Las mujeres se abrazaron supongo que llorando y así como en un sueño o una película los vimos irse para no verlos nunca más.
Mi tía tenía el corazón más duro de España, pero te juro que cuando me acerqué para verla temblaba como una hoja y sé que, a pesar de que era casi una desconocida, la extrañó hasta el último día de su vida.
Como un autómata entré en la casa y fui hacia la piecita que había sido el hogar de la rubia y sin saber por qué ni para qué me guardé un sobre vacío que encontré bajo la mesita de luz.
Macedo suspendió el relato, se paró y fue hasta el mostrador, detrás del que desapareció por unos segundos. Cuando volvió me mostró su tesoro: un sobre amarillento con garabatos y algunas anotaciones que no entendí. Con una letra distinta se leía claramente Rick.
Volví tarde esa noche. Noche de verano para whisky con hielo y cigarrillos. Por más vueltas que daba no podía pegar un ojo.
La historia de Macedo aparecía una y otra vez, así que, a eso de las tres, agarré los cigarrillos y me mandé. Caminé despacio las cinco cuadras hasta esa casa que, salvo algún detalle, estaba como la recordaba de chico.
No me iba a poder dormir si antes no veía el cerco de ligustros, el jazmín y la puertita de madera que hacía más de cincuenta años, Ilsa y Rick habían cruzado para subirse al Ford ¿o era un Buick? para perderse en la memoria del barrio y, para irse, esta vez juntos, para siempre.
Encuentro
Tu vida va a ser larga –me dijo la gitana–. Veo plata y una mujer rubia, musitó. Me sostenía la mano con dulzura, como quien mira a su hijito lastimado con una astilla y sin consuelo. Yo, a mi vez, observaba su cara arrugada y oscura con ojeras verdosas, y entreveradas con el pañuelo, unas largas y encanecidas trenzas. Levantó la mirada y levantó la voz, me miró a los ojos y soltó: Hoy se tuerce el camino.
Ninguno bajó la mirada y hubo un silencio pesado.
A nuestro lado la gente pasaba y a nadie parecían llamarle la atención nuestros gestos que, por otra parte, hacía siglos que se repetían.
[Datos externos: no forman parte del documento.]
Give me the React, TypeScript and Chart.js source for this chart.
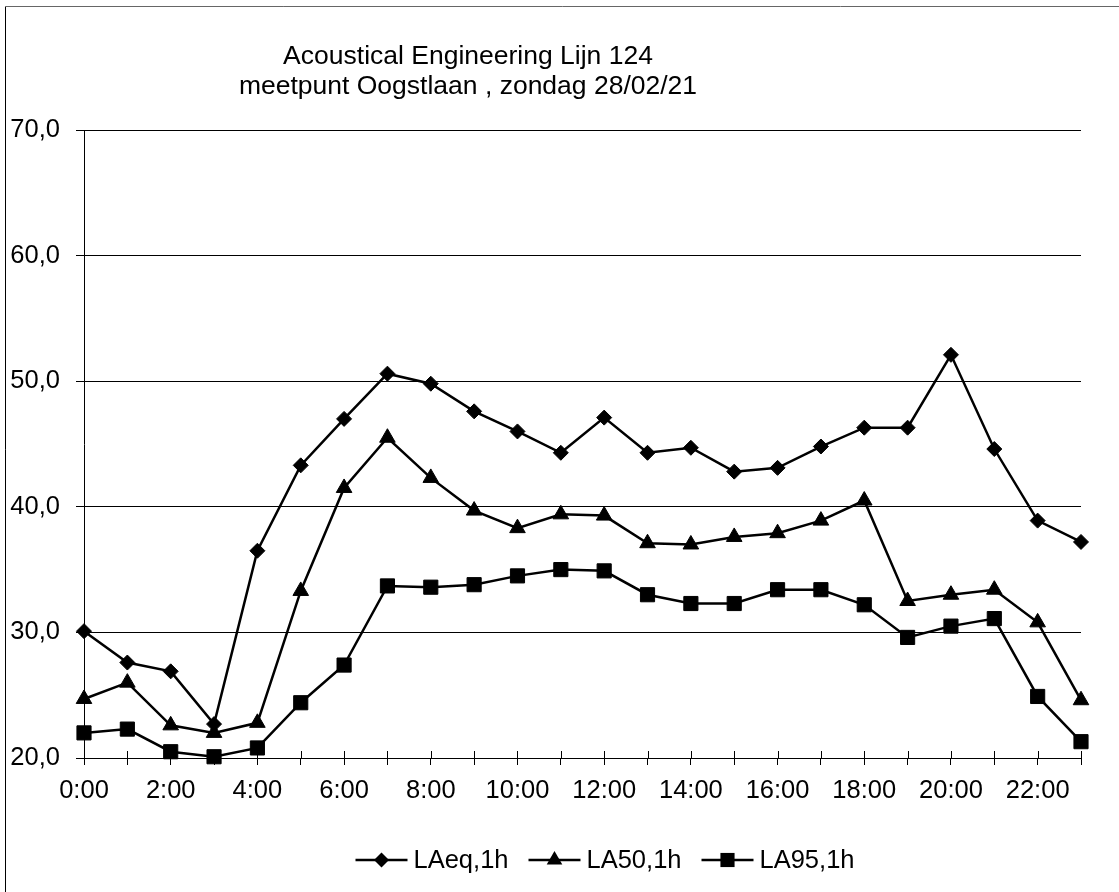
import React, { useEffect, useRef } from 'react';
import { Chart, registerables } from 'chart.js';

Chart.register(...registerables);

const hours = ['0:00', '1:00', '2:00', '3:00', '4:00', '5:00', '6:00', '7:00', '8:00', '9:00', '10:00', '11:00',
  '12:00', '13:00', '14:00', '15:00', '16:00', '17:00', '18:00', '19:00', '20:00', '21:00', '22:00', '23:00'];
const laeq = [30.1, 27.6, 26.9, 22.7, 36.5, 43.3, 47.0, 50.6, 49.8, 47.6, 46.0, 44.3, 47.1, 44.3, 44.7, 42.8, 43.1, 44.8, 46.3, 46.3, 52.1, 44.6, 38.9, 37.2];
const la50 = [24.7, 26.0, 22.6, 22.0, 22.8, 33.3, 41.5, 45.5, 42.3, 39.7, 38.3, 39.4, 39.3, 37.1, 37.0, 37.6, 37.9, 38.9, 40.5, 32.5, 33.0, 33.4, 30.8, 24.6];
const la95 = [22.0, 22.3, 20.5, 20.1, 20.8, 24.4, 27.4, 33.7, 33.6, 33.8, 34.5, 35.0, 34.9, 33.0, 32.3, 32.3, 33.4, 33.4, 32.2, 29.6, 30.5, 31.1, 24.9, 21.3];
const seriesLabels = ['LAeq,1h', 'LA50,1h', 'LA95,1h'];
const yMin = 20;
const yMax = 70;
const yStep = 10;
const titleLines = ['Acoustical Engineering Lijn 124', 'meetpunt Oogstlaan , zondag 28/02/21'];

const FONT = "'Liberation Sans', Arial, sans-serif";
const W = 1119;
const H = 892;

function drawMarker(ctx: CanvasRenderingContext2D, style: string, r: number, x: number, y: number) {
  ctx.beginPath();
  if (style === 'rectRot') {
    ctx.moveTo(x, y - r);
    ctx.lineTo(x + r, y);
    ctx.lineTo(x, y + r);
    ctx.lineTo(x - r, y);
  } else if (style === 'triangle') {
    ctx.moveTo(x, y - r);
    ctx.lineTo(x + r * Math.sin(Math.PI / 3), y + r * 0.5);
    ctx.lineTo(x - r * Math.sin(Math.PI / 3), y + r * 0.5);
  } else {
    const s = r * Math.SQRT1_2;
    ctx.rect(x - s, y - s, 2 * s, 2 * s);
  }
  ctx.closePath();
  ctx.fill();
}

const decorPlugin = {
  id: 'decor',
  beforeDatasetsDraw(chart: any) {
    const ctx = chart.ctx as CanvasRenderingContext2D;
    const xs = chart.scales.x;
    const area = chart.chartArea;
    ctx.save();
    ctx.strokeStyle = '#000';
    ctx.lineWidth = 1;
    ctx.beginPath();
    for (let i = 0; i < hours.length; i++) {
      const px = Math.round(xs.getPixelForValue(i)) + 0.5;
      ctx.moveTo(px, area.bottom - 7);
      ctx.lineTo(px, area.bottom);
    }
    ctx.stroke();
    ctx.restore();
  },
  afterDraw(chart: any) {
    const ctx = chart.ctx as CanvasRenderingContext2D;
    ctx.save();
    ctx.lineWidth = 1;
    ctx.strokeStyle = '#000';
    ctx.beginPath();
    ctx.moveTo(5.5, 6.5);
    ctx.lineTo(5.5, H);
    ctx.stroke();
    ctx.strokeStyle = '#666';
    ctx.beginPath();
    ctx.moveTo(5.5, 6.5);
    ctx.lineTo(W, 6.5);
    ctx.stroke();

    ctx.fillStyle = '#000';
    ctx.font = `26.5px ${FONT}`;
    ctx.textAlign = 'center';
    ctx.textBaseline = 'alphabetic';
    ctx.fillText(titleLines[0], 468, 64);
    ctx.fillText(titleLines[1], 468, 93.5);

    ctx.font = `25.5px ${FONT}`;
    const lineLen = 52;
    const gapText = 6;
    const gapItem = 20;
    const ds = chart.data.datasets;
    let total = 0;
    ds.forEach((d: any, i: number) => {
      total += lineLen + gapText + ctx.measureText(d.label).width + (i < ds.length - 1 ? gapItem : 0);
    });
    let x = 605 - total / 2;
    const ly = 860;
    ctx.textAlign = 'left';
    ctx.textBaseline = 'middle';
    ds.forEach((d: any) => {
      ctx.strokeStyle = '#000';
      ctx.lineWidth = 2.5;
      ctx.beginPath();
      ctx.moveTo(x, ly);
      ctx.lineTo(x + lineLen, ly);
      ctx.stroke();
      ctx.fillStyle = '#000';
      drawMarker(ctx, d.pointStyle, d.pointRadius, x + lineLen / 2, ly);
      ctx.fillText(d.label, x + lineLen + gapText, ly + 1);
      x += lineLen + gapText + ctx.measureText(d.label).width + gapItem;
    });
    ctx.restore();
  },
};

export default function App() {
  const ref = useRef<HTMLCanvasElement | null>(null);

  useEffect(() => {
    if (!ref.current) return;
    const mk = (label: string, data: number[], pointStyle: string, pointRadius: number) => ({
      label,
      data,
      borderColor: '#000',
      backgroundColor: '#000',
      borderWidth: 2.5,
      pointStyle,
      pointRadius,
      pointBorderWidth: 1,
      pointBackgroundColor: '#000',
      pointBorderColor: '#000',
      tension: 0,
      clip: false,
    });
    const chart = new Chart(ref.current, {
      type: 'line',
      data: {
        labels: hours,
        datasets: [
          mk(seriesLabels[0], laeq, 'rectRot', 7.5),
          mk(seriesLabels[1], la50, 'triangle', 9),
          mk(seriesLabels[2], la95, 'rect', 10),
        ],
      },
      options: {
        animation: false,
        responsive: false,
        devicePixelRatio: 1,
        events: [],
        layout: { padding: { left: 0, right: 38, top: 130, bottom: 74 } },
        plugins: {
          legend: { display: false },
          title: { display: false },
          tooltip: { enabled: false },
        },
        scales: {
          x: {
            type: 'category',
            offset: false,
            grid: { display: true, drawOnChartArea: false, drawTicks: true, tickLength: 7, color: '#000', lineWidth: 1 },
            border: { display: true, color: '#000', width: 1 },
            ticks: {
              autoSkip: false,
              maxRotation: 0,
              minRotation: 0,
              padding: 11,
              color: '#000',
              font: { family: FONT, size: 25.5 },
              callback: (_v: any, i: number) => (i % 2 === 0 ? hours[i] : ''),
            },
            afterFit: (s: any) => { s.height = 60; },
          },
          y: {
            min: yMin,
            max: yMax,
            grid: { color: '#000', lineWidth: 1, drawTicks: true, tickLength: 8 },
            border: { display: true, color: '#000', width: 1 },
            ticks: {
              stepSize: yStep,
              padding: 16,
              color: '#000',
              font: { family: FONT, size: 25.5 },
              callback: (v: any) => Number(v).toFixed(1).replace('.', ','),
            },
            afterFit: (s: any) => { s.width = 84; },
          },
        },
      },
      plugins: [decorPlugin],
    } as any);
    return () => chart.destroy();
  }, []);

  return (
    <div style={{ position: 'absolute', left: 0, top: 0, width: W, height: H, background: '#fff' }}>
      <canvas ref={ref} width={W} height={H} style={{ display: 'block', width: W, height: H }} />
    </div>
  );
}
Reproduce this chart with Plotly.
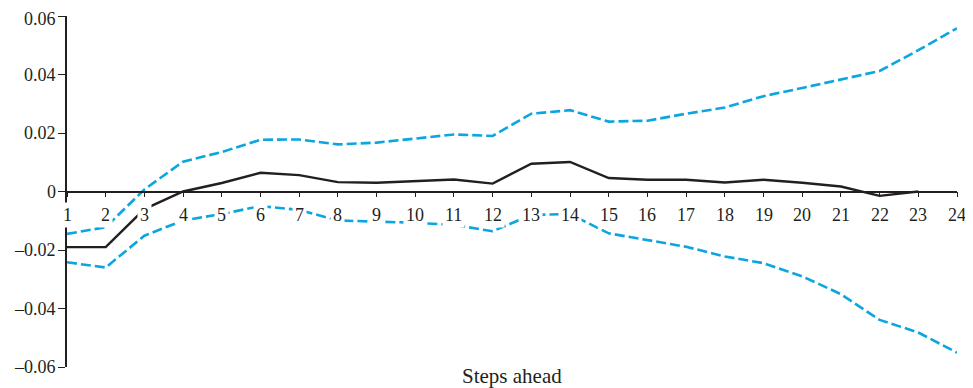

No quise ofender a la dama, pero tuve que esforzarme por no reír. Reír de amargura, claro. Hacía ya cuatro meses que me había mal separado. Separación que produjo un mes más tarde que me echaran del banco donde había trabajado más de veinticinco años. Cuatro meses donde, además de perder a mi mujer y mi trabajo, me resigné a vivir en pensiones de mala muerte.
A los cincuenta años me había vuelto alcohólico, mis amigos me esquivaban como a un leproso. Estaba solo, a punto de ingresar en la miseria y la bruja me profetizaba una larga y esperanzada vida.
Saqué unas monedas del bolsillo y se las di de mala gana. Para mí el juego estaba terminado. Me las recibió de peor forma, entre sorprendida y ofendida. Levantó el puño y, con un gesto teatral las tiró a la calle, indignada.
Di media vuelta y me fui.
La noche se acercaba y una niebla espesa empezaba a pegotearme la ropa. Corrientes entonces me pareció una calle sucia y deteriorada, como los dientes de la vieja, que seguía insultando a mis espaldas.
Caminé unas cuadras y me di cuenta de que no tenía a dónde ir, ni apuro por llegar a ningún lado. Nunca, en estos meses terribles había sentido tal sensación de vacío.
La vidriera del Imperio me devolvía una imagen melancólica; me vi pálido y flaco, avejentado, como si despertara de un sueño. Me costó reconocerme y al acercarme al vidrio dudando de lo que veía, la vi.
Como en una película donde el foco cambia de personaje, mi mirada me atravesó para verla. Estaba sentada justo detrás, con los libros y el diario sobre la mesa, con la misma mirada serena y atenta que, allá por los primeros 70, había conocido tan bien.
No sé por qué, ni para qué. No sé si entré por curiosidad o por desesperación, pero allí estaba, sentado frente a Ana después de veinte años.